Dr. Brandes also noted that it’s much easier for people to consult online rather than in person at the clinic because patients don’t need to drive downtown and wait in a lobby for him. As a result, he added, almost everyone keeps their appointments over the phone and they are much less likely to reschedule or cancel, especially since many people are staying at home for a large portion of the day during the pandemic.

At that point in the interview we began to talk about the virus itself, and the possibility of a vaccine being introduced in the near future. Dr Brandes suggested that we’ll be very lucky to have a vaccine by halfway through next year, but that he remains optimistic because there are multiple high-tech vaccines currently in the works. Yet, he also issued a warning that “There are a lot of unknowns… no vaccine is 100% effective, and that vaccines are less effective in older people.”
However, he also said that, similar to a flu vaccine – which is by no means 100% protective, a coronavirus vaccine doesn’t necessarily need to protect you from getting infected – it just needs to stop you from getting deadly sick. Moreover, whether a vaccine “will give long term protection, or if we’ll have to take it every year we just don’t know yet.”

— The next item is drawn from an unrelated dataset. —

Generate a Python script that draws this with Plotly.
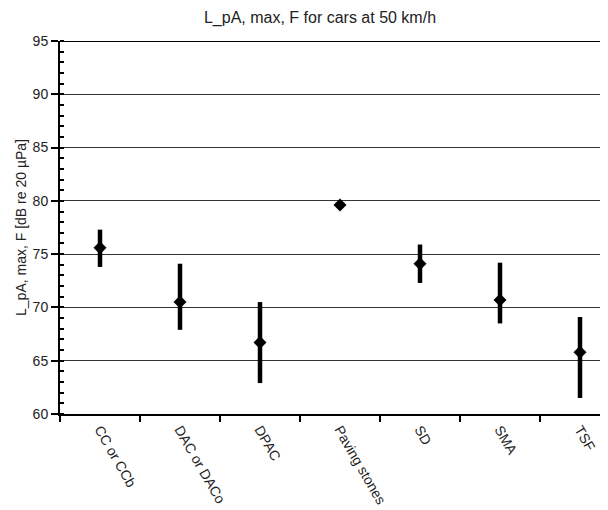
import plotly.graph_objects as go

categories = ["CC or CCb", "DAC or DACo", "DPAC", "Paving stones", "SD", "SMA", "TSF"]
mean_values = [75.6, 70.5, 66.7, 79.6, 74.1, 70.7, 65.8]
max_values = [77.3, 74.1, 70.5, 79.6, 75.9, 74.2, 69.1]
min_values = [73.8, 67.9, 62.9, 79.6, 72.3, 68.5, 61.5]
y_ticks = [60, 65, 70, 75, 80, 85, 90, 95]

err_plus = [mx - m for mx, m in zip(max_values, mean_values)]
err_minus = [m - mn for m, mn in zip(mean_values, min_values)]

FONT = "Liberation Sans, Arial, sans-serif"
TXT = "#222"

# the page body adds an 8px offset; margins below compensate for it
fig = go.Figure()
fig.add_trace(go.Scatter(
    x=categories, y=mean_values, mode="markers",
    marker=dict(symbol="diamond", size=10, color="black"),
    error_y=dict(type="data", symmetric=False, array=err_plus, arrayminus=err_minus,
                 color="black", thickness=4.5, width=0),
    showlegend=False,
))

fig.update_layout(
    width=608, height=510,
    margin=dict(l=52, r=0, t=33, b=104),
    paper_bgcolor="white", plot_bgcolor="white",
    font=dict(family=FONT, size=14, color=TXT),
    title=dict(text="L_pA, max, F for cars at 50 km/h", x=312/608, xanchor="center",
               y=1 - 9/510, yanchor="middle", font=dict(size=16, family=FONT, color=TXT)),
)
fig.update_xaxes(
    type="category", range=[-0.5, -0.5 + 556/80], automargin=False,
    showgrid=False, showline=True, linecolor="black", linewidth=2,
    ticks="outside", ticklen=6, tickcolor="black", tickwidth=1.5, tickson="boundaries",
    tickangle=60, tickfont=dict(size=14, family=FONT, color=TXT),
    zeroline=False,
)
fig.update_yaxes(
    range=[60, 95], tickvals=y_ticks, automargin=False,
    showgrid=True, gridcolor="#333", gridwidth=1,
    showline=True, linecolor="black", linewidth=2, mirror=False,
    ticks="outside", ticklen=7, tickcolor="black", tickwidth=1.5,
    minor=dict(ticks="inside", ticklen=4, dtick=1, tickcolor="black", tickwidth=1.5, showgrid=False),
    tickfont=dict(size=14, family=FONT, color=TXT),
    title=dict(text="L_pA, max, F [dB re 20 µPa]", font=dict(size=14, family=FONT, color=TXT), standoff=3),
    zeroline=False,
)
# top border line at 95
fig.add_shape(type="line", xref="paper", yref="y", x0=0, x1=1, y0=95, y1=95,
              line=dict(color="black", width=2))

fig.write_html("out.html")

I mentioned that I had read an Oxford study about the effect of the virus on twins. According to that study fraternal twins showed a greater variation in infections, whereas identical twins were likely either both be to be immune to the virus or both identically susceptible to the coronavirus, which suggested a genetic predisposition to becoming infected.
Dr. Brandes agreed, saying: “That makes a lot of sense. We know that you do inherit your genes and they do determine your immune response to a significant degree and that variations in the immune response may well be genetically determined.”
Dr. Brandes then offered this observation about susceptibility to the virus: Apparently studies show that people with Type A blood have a higher chance of getting a severe case of COVID-19. However, Dr. Brandes added the caveat that the blood type itself may not be responsible.
“Is it the blood type itself?” he wondered. “Not necessarily,” he continued, “because the blood type gene is intimately linked with what we call the HLA gene. Those are the tissue genes that are linked to the immune system. So, there’s no question, it’s very clear that there are huge differences in how people react to this virus, that are very likely, in a major part at least, linked to their immune system, and how they’ve inherited their immunity.”

I then asked about “pre-existing conditions” and which conditions specifically pose the greatest dangers.
Dr Brandes replied, “There is a clear link between worse outcomes in patients who have hyper-tension, high blood pressure, diabetes and so on. The high blood pressure link is very interesting because the receptor on the cells to which the virus links is called the ACE2 receptor and many of the drugs that are used to treat blood pressure bind to that receptor. So, whether having high blood pressure itself is causing a severe interaction with the virus and that receptor, or being on drugs which interact with that receptor, may modulate in a good way or bad way… these are the things we are learning.”
He went on to say that “We also know some young people have died from the virus with no apparent pre-existing conditions so that maybe takes it back to something in their immune system being wonky.”